= GIVEN DATA =
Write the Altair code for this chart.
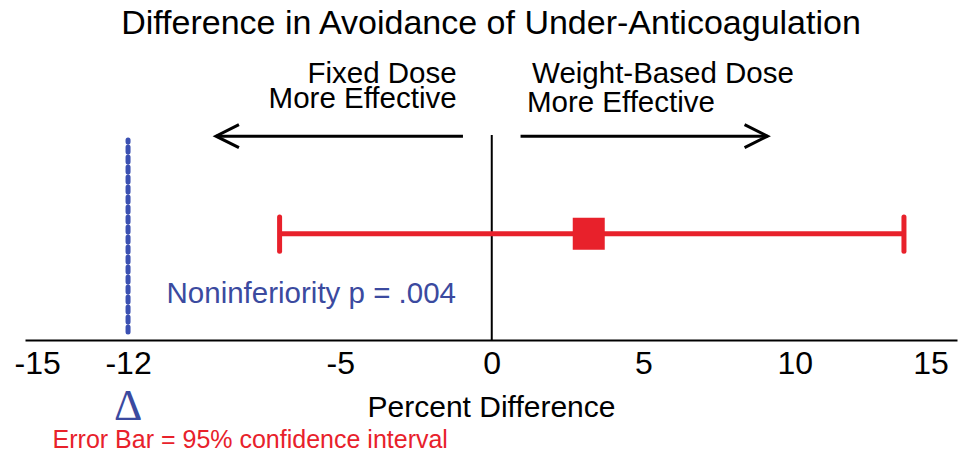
import altair as alt
import pandas as pd

# ---------------- data ----------------
title_text = "Difference in Avoidance of Under-Anticoagulation"
x_title = "Percent Difference"
tick_values = [-15, -12, -5, 0, 5, 10, 15]

estimate = [3.2]          # point estimate (percent difference)
ci_low = [-7.0]           # lower 95% CI
ci_high = [13.6]          # upper 95% CI
margin = [-12]            # noninferiority margin (Delta)

left_labels = ["Fixed Dose", "More Effective"]
right_labels = ["Weight-Based Dose", "More Effective"]
p_label = ["Noninferiority p = .004"]
delta_label = ["\u0394"]
note_label = ["Error Bar = 95% confidence interval"]

# ---------------- layout (annotation positions in data units) ----------------
FONT = "Liberation Sans"
RED = "#e8212b"
BLUE_TXT = "#3b4a9f"
BLUE_LINE = "#3b50b2"
W, H = 932, 290
x_domain = [-15.4, 15.35]
y_domain = [0, 100]

row_y = 36.6
cap_top, cap_bot = 42.4, 30.6
zero_top = 70.7
margin_top, margin_bot = 69.0, 2.8
arrow_y = 70.3
arrow_inner, arrow_outer = 0.95, 9.1

xs = alt.Scale(domain=x_domain, nice=False, zero=False)
ys = alt.Scale(domain=y_domain, nice=False, zero=False)
x_axis = alt.Axis(
    values=tick_values, ticks=False, tickSize=0, grid=False,
    labelExpr="datum.value < 0 ? '-' + abs(datum.value) : '' + datum.value",
    domainColor="black", domainWidth=2,
    labelFont=FONT, labelFontSize=32, labelColor="black", labelPadding=8,
    labelOverlap=False, labelFlush=11, labelFlushOffset=2, labelBound=False,
    titleFont=FONT, titleFontSize=30, titleColor="black", titleFontWeight="normal",
    titlePadding=13,
)

def X(field="x"):
    return alt.X(f"{field}:Q", scale=xs, axis=x_axis, title=x_title)

def Y(field="y"):
    return alt.Y(f"{field}:Q", scale=ys, axis=None)

# confidence interval line
df_ci = pd.DataFrame({"x": ci_low, "x2": ci_high, "y": [row_y]})
ci_line = alt.Chart(df_ci).mark_rule(color=RED, strokeWidth=5).encode(
    x=X(), x2="x2:Q", y=Y())

# caps
df_caps = pd.DataFrame({"x": ci_low + ci_high, "y": [cap_top] * 2, "y2": [cap_bot] * 2})
caps = alt.Chart(df_caps).mark_rule(color=RED, strokeWidth=5, strokeCap="round").encode(
    x=X(), y=Y(), y2="y2:Q")

# point estimate
df_pt = pd.DataFrame({"x": estimate, "y": [row_y]})
point = alt.Chart(df_pt).mark_square(size=1024, color=RED, opacity=1, filled=True).encode(
    x=X(), y=Y())

# zero line
df_zero = pd.DataFrame({"x": [0], "y": [0], "y2": [zero_top]})
zero_line = alt.Chart(df_zero).mark_rule(color="black", strokeWidth=2).encode(
    x=X(), y=Y(), y2="y2:Q")

# noninferiority margin line
df_m = pd.DataFrame({"x": margin, "y": [margin_bot], "y2": [margin_top]})
m_line = alt.Chart(df_m).mark_rule(
    color=BLUE_LINE, strokeWidth=5, strokeDash=[5, 5], strokeCap="round"
).encode(x=X(), y=Y(), y2="y2:Q")

# arrows
df_arr = pd.DataFrame({
    "x": [-arrow_inner, arrow_inner],
    "x2": [-arrow_outer, arrow_outer],
    "y": [arrow_y, arrow_y],
})
arrows = alt.Chart(df_arr).mark_rule(color="black", strokeWidth=3).encode(
    x=X(), x2="x2:Q", y=Y())
df_heads = pd.DataFrame({
    "x": [-arrow_outer, arrow_outer],
    "y": [arrow_y, arrow_y],
    "shape": ["M2,-1L0,0L2,1", "M-2,-1L0,0L-2,1"],
})
heads = alt.Chart(df_heads).mark_point(
    filled=False, color="black", strokeWidth=3, size=529, opacity=1, strokeJoin="miter"
).encode(x=X(), y=Y(), shape=alt.Shape("shape:N", scale=None))

# direction labels
df_left = pd.DataFrame({"x": [-1.16, -1.16], "y": [88.6, 80.0], "t": left_labels})
left_txt = alt.Chart(df_left).mark_text(
    align="right", baseline="alphabetic", font=FONT, fontSize=29.5, color="black"
).encode(x=X(), y=Y(), text="t:N")
df_right = pd.DataFrame({"x": [1.33, 1.16], "y": [88.6, 78.6], "t": right_labels})
right_txt = alt.Chart(df_right).mark_text(
    align="left", baseline="alphabetic", font=FONT, fontSize=29.5, color="black"
).encode(x=X(), y=Y(), text="t:N")

# p-value label
df_p = pd.DataFrame({"x": [-10.73], "y": [12.8], "t": p_label})
p_txt = alt.Chart(df_p).mark_text(
    align="left", baseline="alphabetic", font=FONT, fontSize=29.5, color=BLUE_TXT
).encode(x=X(), y=Y(), text="t:N")

# Delta label under the -12 tick
df_d = pd.DataFrame({"x": margin, "y": [-27.6], "t": delta_label})
d_txt = alt.Chart(df_d).mark_text(
    align="center", baseline="alphabetic", font="Liberation Serif", fontSize=44, color=BLUE_TXT
).encode(x=X(), y=Y(), text="t:N")

# footnote
df_n = pd.DataFrame({"x": [-14.49], "y": [-37.4], "t": note_label})
n_txt = alt.Chart(df_n).mark_text(
    align="left", baseline="alphabetic", font=FONT, fontSize=25, color=RED
).encode(x=X(), y=Y(), text="t:N")

chart = alt.layer(
    zero_line, m_line, arrows, heads, ci_line, caps, point,
    left_txt, right_txt, p_txt, d_txt, n_txt,
).properties(
    width=W, height=H,
    title=alt.TitleParams(
        text=title_text, font=FONT, fontSize=34, fontWeight="normal", color="black",
        anchor="middle", offset=9,
    ),
    autosize=alt.AutoSizeParams(type="none"),
    padding={"left": 17, "top": 42, "right": 2, "bottom": 113},
    background="white",
).configure_view(stroke=None)

chart.save("out.html", embed_options={"renderer": "svg", "actions": False})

= DO THIS =
Would you reproduce the lines above, from the very first through the line containing "tick_values = [-15, -12, -5, 0, 5, 10, 15]", exactly and without the pictures?

= ANSWER TO THE PROBLEM =
Write the Altair code for this chart.
import altair as alt
import pandas as pd

# ---------------- data ----------------
title_text = "Difference in Avoidance of Under-Anticoagulation"
x_title = "Percent Difference"
tick_values = [-15, -12, -5, 0, 5, 10, 15]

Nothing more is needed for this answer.